--- WORK TO COMPLETE ---
Look through the records below, and copy out every line that holds the string "this".

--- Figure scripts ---
* Begin *

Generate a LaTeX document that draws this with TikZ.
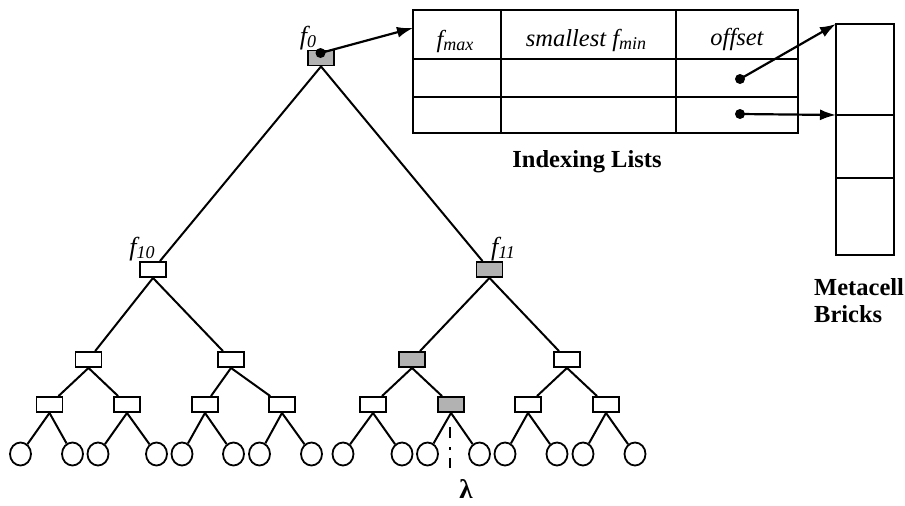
\documentclass[tikz,border=0pt]{standalone}
\usepackage{fontspec}
\setmainfont{Liberation Serif}
\usetikzlibrary{arrows.meta,shapes.geometric}
\definecolor{nodegray}{RGB}{178,178,178}
\newcommand{\mysub}[1]{\raisebox{-3.5pt}{\fontsize{18}{18}\selectfont #1}}
\begin{document}
\begin{tikzpicture}[x=1pt,y=-1pt,
  tn/.style={draw,line width=1.9pt,minimum width=26pt,minimum height=15pt,inner sep=0pt,fill=white},
  gn/.style={tn,fill=nodegray},
  leaf/.style={draw,ellipse,line width=1.8pt,minimum width=21pt,minimum height=23pt,inner sep=0pt},
  edge/.style={line width=2pt},
  tline/.style={line width=2.2pt},
  lbl/.style={font=\fontsize{26}{30}\selectfont\itshape,inner sep=0pt},
  hdr/.style={font=\fontsize{24.5}{29}\selectfont\itshape,inner sep=0pt},
  bold/.style={font=\fontsize{24.5}{27}\selectfont\bfseries,inner sep=0pt},
  arr/.style={line width=2.2pt,-{Latex[length=16pt,width=11pt]}},
  dotn/.style={circle,fill=black,inner sep=0pt,minimum size=10pt}]
\useasboundingbox (0,0) rectangle (905,506);

% tree nodes
\node[gn] (r) at (321,58) {};
\node[tn] (a) at (153,269.5) {};
\node[gn] (b) at (489.5,269.5) {};
\node[tn] (a1) at (88.5,359.5) {};
\node[tn] (a2) at (231,359.5) {};
\node[gn] (b1) at (412,359.5) {};
\node[tn] (b2) at (567,359.5) {};
\node[tn] (c1) at (49.5,404.5) {};
\node[tn] (c2) at (127,404.5) {};
\node[tn] (c3) at (205,404.5) {};
\node[tn] (c4) at (282,404.5) {};
\node[tn] (c5) at (373,404.5) {};
\node[gn] (c6) at (451,404.5) {};
\node[tn] (c7) at (528,404.5) {};
\node[tn] (c8) at (606,404.5) {};
\foreach \n/\x in {1/20.5,2/72.5,3/98,4/156.5,5/182,6/233.5,7/259.5,8/311.5,9/343,10/402,11/427.5,12/479.5,13/505,14/557,15/583,16/635}
  \node[leaf] (l\n) at (\x,454) {};

% labels
\node[lbl] (f0) at (308,38) {f\mysub{0}};
\node[lbl] (f10) at (142,249) {f\mysub{10}};
\node[lbl] (f11) at (503,249) {f\mysub{11}};

% edges
\draw[edge] (r.south) -- (a);
\draw[edge] (r.south) -- (b);
\draw[edge] (a.south) -- (a1);
\draw[edge] (a.south) -- (a2);
\draw[edge] (b.south) -- (b1);
\draw[edge] (b.south) -- (b2);
\draw[edge] (a1.south) -- (c1);
\draw[edge] (a1.south) -- (c2);
\draw[edge] (a2.south) -- (c3);
\draw[edge] (a2.south) -- (c4);
\draw[edge] (b1.south) -- (c5);
\draw[edge] (b1.south) -- (c6);
\draw[edge] (b2.south) -- (c7);
\draw[edge] (b2.south) -- (c8);
\foreach \p/\u/\v in {c1/1/2,c2/3/4,c3/5/6,c4/7/8,c5/9/10,c6/11/12,c7/13/14,c8/15/16}{
  \draw[edge] (\p.south) -- (l\u);
  \draw[edge] (\p.south) -- (l\v);
}

% lambda
\node[font=\fontsize{27}{30}\selectfont\bfseries,inner sep=0pt] (lam) at (466,489) {λ};
\coordinate (ds) at (450,427);
\coordinate (de) at (450,468);
\draw[line width=2pt,dash pattern=on 11pt off 9pt on 3pt off 8pt] (ds) -- (de);

% indexing table
\draw[tline] (413,10) rectangle (798,133);
\draw[tline] (413,59) -- (798,59);
\draw[tline] (413,97) -- (798,97);
\draw[tline] (501,10) -- (501,133);
\draw[tline] (676,10) -- (676,133);
\node[hdr] (h1) at (455,41) {f\mysub{max}};
\node[hdr] (h2) at (586,40) {smallest f\mysub{min}};
\node[hdr] (h3) at (737,39) {offset};
\node[bold] (il) at (587,162) {Indexing Lists};
\coordinate (tin) at (413,28);

% metacell bricks
\draw[tline] (836,24) rectangle (894,255);
\draw[tline] (836,115) -- (894,115);
\draw[tline] (836,178) -- (894,178);
\coordinate (m1) at (836,24);
\coordinate (m2) at (836,115);
\node[bold,anchor=west,align=left] (mb) at (814,301) {Metacell\\Bricks};

% pointers
\node[dotn] (d0) at (320.5,53) {};
\node[dotn] (d1) at (740,79) {};
\node[dotn] (d2) at (740,114) {};
\draw[arr] (d0.center) -- (tin);
\draw[arr] (d1.center) -- (m1);
\draw[arr] (d2.center) -- (m2);
\end{tikzpicture}
\end{document}
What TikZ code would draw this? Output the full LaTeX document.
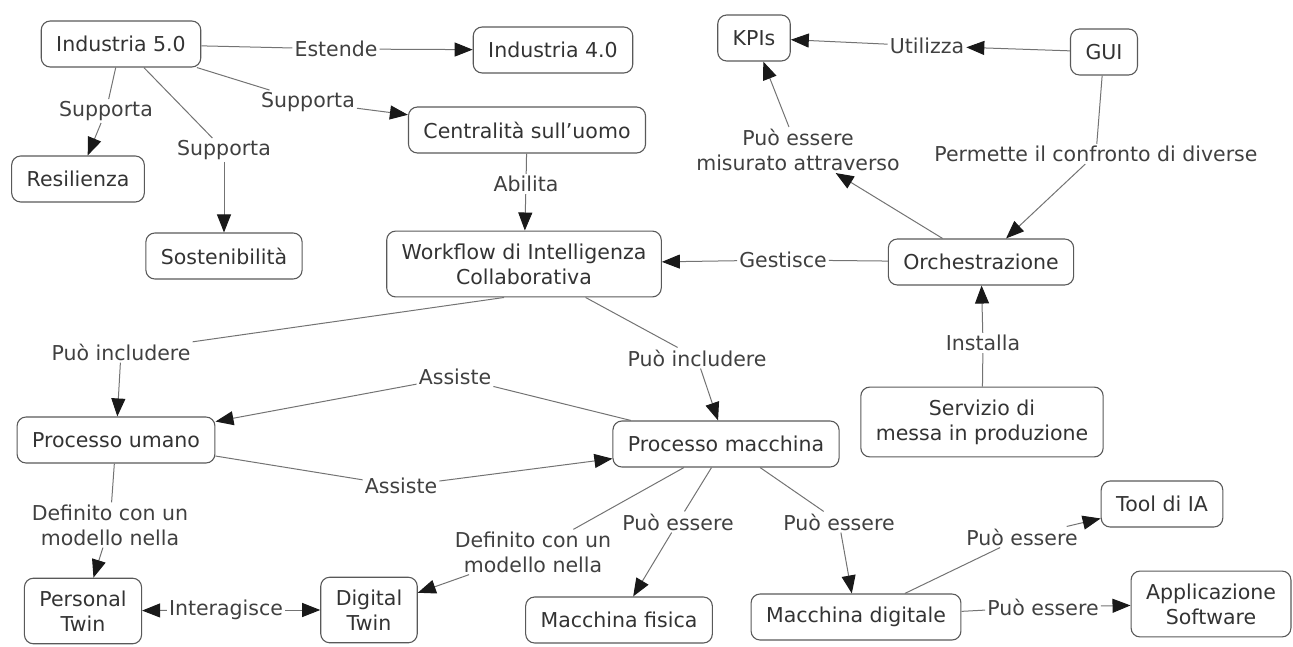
\documentclass[tikz,border=0pt]{standalone}
\usepackage{fontspec}
\setmainfont{DejaVu Sans}
\usetikzlibrary{arrows.meta}

\begin{document}
\begin{tikzpicture}[x=1pt,y=-1pt,
  concept/.style={draw=black!65,line width=1.1pt,rounded corners=9pt,text=black!80,
    font=\fontsize{20.5}{25}\selectfont,inner xsep=15pt,inner ysep=12.5pt,
    minimum height=46pt,align=center},
  link/.style={text=black!75,font=\fontsize{20.5}{25}\selectfont,inner sep=2pt,align=center},
  line/.style={draw=black!55,line width=1pt},
  arr/.style={line,-{Triangle[length=18pt,width=14pt,color=black!90]}}]
\useasboundingbox (0,0) rectangle (1293,647);
\node[concept] (ind5) at (121,44) {Industria 5.0};
\node[concept] (ind4) at (553,50) {Industria 4.0};
\node[concept] (res) at (78,179) {Resilienza};
\node[concept] (sost) at (224,256) {Sostenibilità};
\node[concept] (centr) at (527,130) {Centralità sull'uomo};
\node[concept] (wf) at (524,264) {Workflow di Intelligenza\\Collaborativa};
\node[concept] (kpi) at (754,38) {KPIs};
\node[concept] (gui) at (1104,52) {GUI};
\node[concept] (orch) at (981,262) {Orchestrazione};
\node[concept] (serv) at (982,422) {Servizio di\\messa in produzione};
\node[concept] (pu) at (116,440) {Processo umano};
\node[concept] (pm) at (726,444) {Processo macchina};
\node[concept] (pt) at (83,611) {Personal\\Twin};
\node[concept] (dt) at (369,610) {Digital\\Twin};
\node[concept] (mf) at (619,620) {Macchina fisica};
\node[concept] (md) at (856,617) {Macchina digitale};
\node[concept] (tool) at (1162,504) {Tool di IA};
\node[concept] (app) at (1211,604) {Applicazione\\Software};

\node[link] (est) at (336,49) {Estende};
\node[link] (sup1) at (106,111) {Supporta};
\node[link] (sup2) at (224,150) {Supporta};
\node[link] (sup3) at (308,102) {Supporta};
\node[link] (abil) at (526,184) {Abilita};
\node[link] (util) at (927,46) {Utilizza};
\node[link] (mis) at (798,150) {Può essere\\misurato attraverso};
\node[link] (perm) at (1096,154) {Permette il confronto di diverse};
\node[link] (gest) at (783,260) {Gestisce};
\node[link] (inst) at (983,343) {Installa};
\node[link] (inc1) at (121,352) {Può includere};
\node[link] (inc2) at (697,358) {Può includere};
\node[link] (ass1) at (455,377) {Assiste};
\node[link] (ass2) at (401,486) {Assiste};
\node[link] (def1) at (110,525) {Definito con un\\modello nella};
\node[link] (def2) at (533,552) {Definito con un\\modello nella};
\node[link] (pe1) at (678,522) {Può essere};
\node[link] (pe2) at (839,522) {Può essere};
\node[link] (pe3) at (1022,537) {Può essere};
\node[link] (pe4) at (1043,607) {Può essere};
\node[link] (inter) at (226,610) {Interagisce};

\draw[line] (ind5) -- (est);
\draw[arr] (est) -- (ind4);
\draw[line] (ind5) -- (sup1);
\draw[arr] (sup1) -- (res);
\draw[line] (ind5) -- (sup2);
\draw[arr] (sup2) -- (sost);
\draw[line] (ind5) -- (sup3);
\draw[arr] (sup3) -- (centr);
\draw[line] (centr) -- (abil);
\draw[arr] (abil) -- (wf);
\draw[arr] (gui) -- (util);
\draw[arr] (util) -- (kpi);
\draw[arr] (orch) -- (mis);
\draw[arr] (mis) -- (kpi);
\draw[line] (gui) -- (perm);
\draw[arr] (perm) -- (orch);
\draw[line] (orch) -- (gest);
\draw[arr] (gest) -- (wf);
\draw[line] (serv) -- (inst);
\draw[arr] (inst) -- (orch);
\draw[line] ([xshift=-20pt]wf.south) -- (inc1);
\draw[arr] (inc1) -- (pu);
\draw[line] (wf) -- (inc2);
\draw[arr] (inc2) -- (pm);
\draw[line] (pm) -- (ass1);
\draw[arr] (ass1) -- (pu);
\draw[line] (pu) -- (ass2);
\draw[arr] (ass2) -- (pm);
\draw[line] (pu) -- (def1);
\draw[arr] (def1) -- (pt);
\draw[line] (pm) -- (def2);
\draw[arr] (def2) -- (dt);
\draw[line] (pm) -- (pe1);
\draw[arr] (pe1) -- (mf);
\draw[line] (pm) -- (pe2);
\draw[arr] (pe2) -- (md);
\draw[line] (md) -- (pe3);
\draw[arr] (pe3) -- (tool);
\draw[line] (md) -- (pe4);
\draw[arr] (pe4) -- (app);
\draw[arr] (inter) -- (pt);
\draw[arr] (inter) -- (dt);
\end{tikzpicture}
\end{document}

* End *

--- WRITTEN RESPONSE ---
Generate a LaTeX document that draws this with TikZ.
What TikZ code would draw this? Output the full LaTeX document.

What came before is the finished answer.